OpenAI And Broadcom Reveal Jalapeño AI Chip To Bring The Heat To NVIDIA
Running ChatGPT at planetary scale on rented hardware is expensive, and most of that hardware traces back to one supplier. Leaning on NVIDIA's GPUs has worked well enough to this point, but it leaves OpenAI paying a premium on every query and jockeying with the entire industry for supply. A custom-designed chip helps solve both problems.
OpenAI built an unusually large compute element and paired it with high-bandwidth memory to maximize compute, minimize data movement and keep those cores fed. TSMC reportedly manufactures the chip, Broadcom handles the silicon implementation and networking, and Celestica builds the server racks.
The development timeline is a jaw-dropper. A high-performance chip, manufactured on a leading edge node, usually takes two to three years from concept to tape-out.

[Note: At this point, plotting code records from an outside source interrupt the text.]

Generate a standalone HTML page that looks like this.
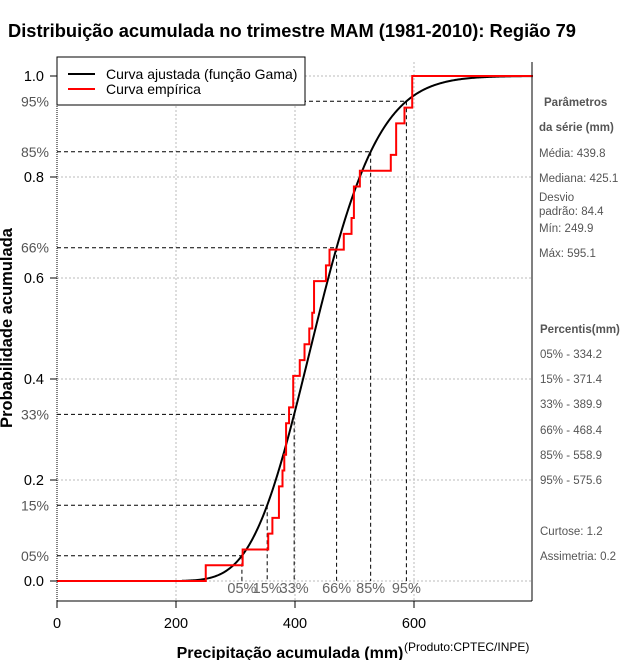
<!DOCTYPE html>
<html><head><meta charset="utf-8">
<style>
html,body{margin:0;padding:0;background:#fff;}
svg{display:block;font-family:"Liberation Sans",sans-serif;}
</style></head>
<body>
<svg id="chart" width="640" height="660" viewBox="0 0 640 660" xmlns="http://www.w3.org/2000/svg">
<rect x="0" y="0" width="640" height="660" fill="#fff"/>
<text x="8" y="37" font-size="18.3" font-weight="bold" fill="#000">Distribuição acumulada no trimestre MAM (1981-2010): Região 79</text>
<g id="grid"></g>
<g id="ref"></g>
<g id="series"></g>
<g id="axes"></g>
<g id="legend">
  <rect x="57" y="57" width="248" height="48" fill="#fff" stroke="#000" stroke-width="1"/>
  <line x1="68" y1="74" x2="95" y2="74" stroke="#000" stroke-width="2"/>
  <text x="106" y="79" font-size="14">Curva ajustada (função Gama)</text>
  <line x1="68" y1="89" x2="95" y2="89" stroke="#f00" stroke-width="2"/>
  <text x="106" y="94" font-size="14">Curva empírica</text>
</g>
<g font-size="11.5" fill="#555">
  <text x="544" y="106" font-weight="bold">Parâmetros</text>
  <text x="539" y="131" font-weight="bold">da série (mm)</text>
  <text x="539" y="157">Média: 439.8</text>
  <text x="539" y="182">Mediana: 425.1</text>
  <text x="539" y="201">Desvio</text>
  <text x="539" y="215">padrão: 84.4</text>
  <text x="539" y="232">Mín: 249.9</text>
  <text x="539" y="257">Máx: 595.1</text>
  <text x="540" y="333" font-weight="bold">Percentis(mm)</text>
  <text x="540" y="358">05% - 334.2</text>
  <text x="540" y="383">15% - 371.4</text>
  <text x="540" y="408">33% - 389.9</text>
  <text x="540" y="434">66% - 468.4</text>
  <text x="540" y="459">85% - 558.9</text>
  <text x="540" y="484">95% - 575.6</text>
  <text x="540" y="535">Curtose: 1.2</text>
  <text x="540" y="560">Assimetria: 0.2</text>
</g>
<text x="290" y="658" text-anchor="middle" font-size="16" font-weight="bold">Precipitação acumulada (mm)</text>
<text x="404" y="651" font-size="12">(Produto:CPTEC/INPE)</text>
<text transform="translate(12,328) rotate(-90)" text-anchor="middle" font-size="16.5" font-weight="bold">Probabilidade acumulada</text>
</svg>
<script>
const sample = [250,312,355,362,373,373,379,382,385,385,390,397,397,408,416,424,429,432,432,452,458,482,495,499,499,509,561,570,570,584,597,597];
const gammaMean = 439.8;
const gammaSd = 84.4;
const xTicks = [0,200,400,600];
const yTicks = [0,0.2,0.4,0.6,0.8,1.0];
const pctLevels = [0.05,0.15,0.33,0.66,0.85,0.95];
const pctLabels = ["05%","15%","33%","66%","85%","95%"];

const NS="http://www.w3.org/2000/svg";
const X0=57, X1=532, Y0=62, Y1=601;
const sx=v=>57+v*0.595;
const sy=p=>581-p*505;
function mk(tag,attrs,parent){const e=document.createElementNS(NS,tag);for(const k in attrs)e.setAttribute(k,attrs[k]);parent.appendChild(e);return e;}

const shape=(gammaMean/gammaSd)**2, scale=gammaSd*gammaSd/gammaMean;
function lgamma(z){const g=7,c=[0.99999999999980993,676.5203681218851,-1259.1392167224028,771.32342877765313,-176.61502916214059,12.507343278686905,-0.13857109526572012,9.9843695780195716e-6,1.5056327351493116e-7];z-=1;let x=c[0];for(let i=1;i<g+2;i++)x+=c[i]/(z+i);const t=z+g+0.5;return 0.5*Math.log(2*Math.PI)+(z+0.5)*Math.log(t)-t+Math.log(x);}
function gammaP(a,x){if(x<=0)return 0;if(x<a+1){let sum=1/a,del=sum,ap=a;for(let n=0;n<500;n++){ap++;del*=x/ap;sum+=del;if(Math.abs(del)<Math.abs(sum)*1e-12)break;}return sum*Math.exp(-x+a*Math.log(x)-lgamma(a));}
 let b=x+1-a,c=1e300,d=1/b,h=d;for(let i=1;i<500;i++){const an=-i*(i-a);b+=2;d=an*d+b;if(Math.abs(d)<1e-300)d=1e-300;c=b+an/c;if(Math.abs(c)<1e-300)c=1e-300;d=1/d;const del=d*c;h*=del;if(Math.abs(del-1)<1e-12)break;}return 1-Math.exp(-x+a*Math.log(x)-lgamma(a))*h;}
const cdf=v=>gammaP(shape,v/scale);
function quant(p){let lo=0,hi=2000;for(let i=0;i<80;i++){const m=(lo+hi)/2;if(cdf(m)<p)lo=m;else hi=m;}return (lo+hi)/2;}

const grid=document.getElementById('grid');
xTicks.forEach(t=>{if(t===0)return;const l=mk('line',{x1:sx(t),y1:Y0,x2:sx(t),y2:Y1,stroke:'#bbb','stroke-dasharray':'2,2'},grid);

});
yTicks.forEach(t=>{const l=mk('line',{x1:X0,y1:sy(t),x2:X1,y2:sy(t),stroke:'#bbb','stroke-dasharray':'2,2'},grid);

});

const ref=document.getElementById('ref');
pctLevels.forEach((p,i)=>{const q=quant(p);
 const h=mk('line',{x1:X0,y1:sy(p),x2:sx(q),y2:sy(p),stroke:'#000','stroke-dasharray':'4,3'},ref);
 
 
 const v=mk('line',{x1:sx(q),y1:sy(p),x2:sx(q),y2:sy(0),stroke:'#000','stroke-dasharray':'4,3'},ref);
 
 
 const tl=mk('text',{x:sx(q),y:593,'text-anchor':'middle','font-size':14.5,fill:'#666'},ref);tl.textContent=pctLabels[i];
 
 
 const yl=mk('text',{x:49,y:sy(p)+5,'text-anchor':'end','font-size':14,fill:'#555'},ref);yl.textContent=pctLabels[i];
 
 
});

const series=document.getElementById('series');
let d='';for(let v=210;v<=800;v+=2){d+=(d?'L':'M')+sx(v).toFixed(2)+','+sy(cdf(v)).toFixed(2);}
const gp=mk('path',{d:d,fill:'none',stroke:'#000','stroke-width':2},series);


const n=sample.length;let e='M'+sx(0)+','+sy(0);
sample.forEach((v,i)=>{e+='L'+sx(v)+','+sy(i/n)+'L'+sx(v)+','+sy((i+1)/n);});
e+='L'+sx(800)+','+sy(1);
const ep=mk('path',{d:e,fill:'none',stroke:'#f00','stroke-width':2},series);



const axes=document.getElementById('axes');
mk('line',{x1:X0,y1:Y0,x2:X0,y2:Y1,stroke:'#000','stroke-dasharray':'1,1'},axes);
mk('line',{x1:X0,y1:Y1,x2:X1,y2:Y1,stroke:'#000'},axes);
mk('line',{x1:X1,y1:Y0,x2:X1,y2:Y1,stroke:'#000'},axes);
xTicks.forEach(t=>{mk('line',{x1:sx(t),y1:Y1,x2:sx(t),y2:Y1+7,stroke:'#000'},axes);
 const tx=mk('text',{x:sx(t),y:628,'text-anchor':'middle','font-size':14.5},axes);tx.textContent=t;
 
 });
yTicks.forEach(t=>{mk('line',{x1:X0-7,y1:sy(t),x2:X0,y2:sy(t),stroke:'#000'},axes);
 const tx=mk('text',{x:44,y:sy(t)+5,'text-anchor':'end','font-size':14.5},axes);tx.textContent=t.toFixed(1);
 
 });
</script>
</body></html>
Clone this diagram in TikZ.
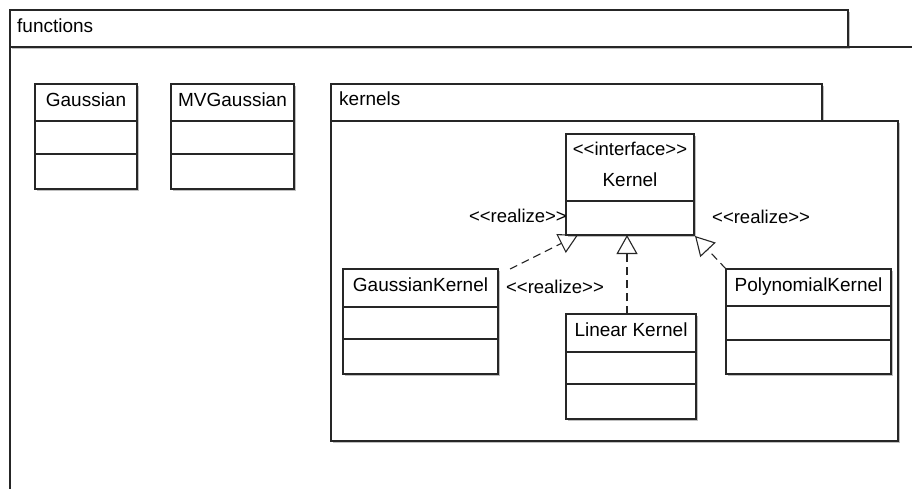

Jalapeño supposedly got there in nine months. OpenAI leaned on its own models to help grind through layout and optimization and apparently engineering samples are already humming in the lab, including one running the GPT-5.3-Codex-Spark model.
Leaked financials point to OpenAI having pulled in roughly $13.07 billion in revenue last year against an operating loss near $20.9 billion. Recently published OpenAI research found its most active internal users now run more than 60 hours of Codex agent work in a single day, exactly the token-hungry workload Jalapeño is built to serve cheaply. Tan has said early samples cut inference costs by about half versus a typical AI GPU, and he told one source that surging demand could let the partnership "do better" than his earlier deployment forecast. OpenAI hardware chief Richard Ho added further flavor to the new chip, calling Jalapeño "a very general purpose device" tuned for language models.
Every performance figure so far is self-reported, with a full technical report promised later this year. OpenAI still depends heavily on the NVIDIA GPU for training, and any chip is only as good as the supply chain feeding it. Jalapeño is the first rung of a planned multi-generation ladder, with the next version reportedly due in 2028, with yearly updates after that.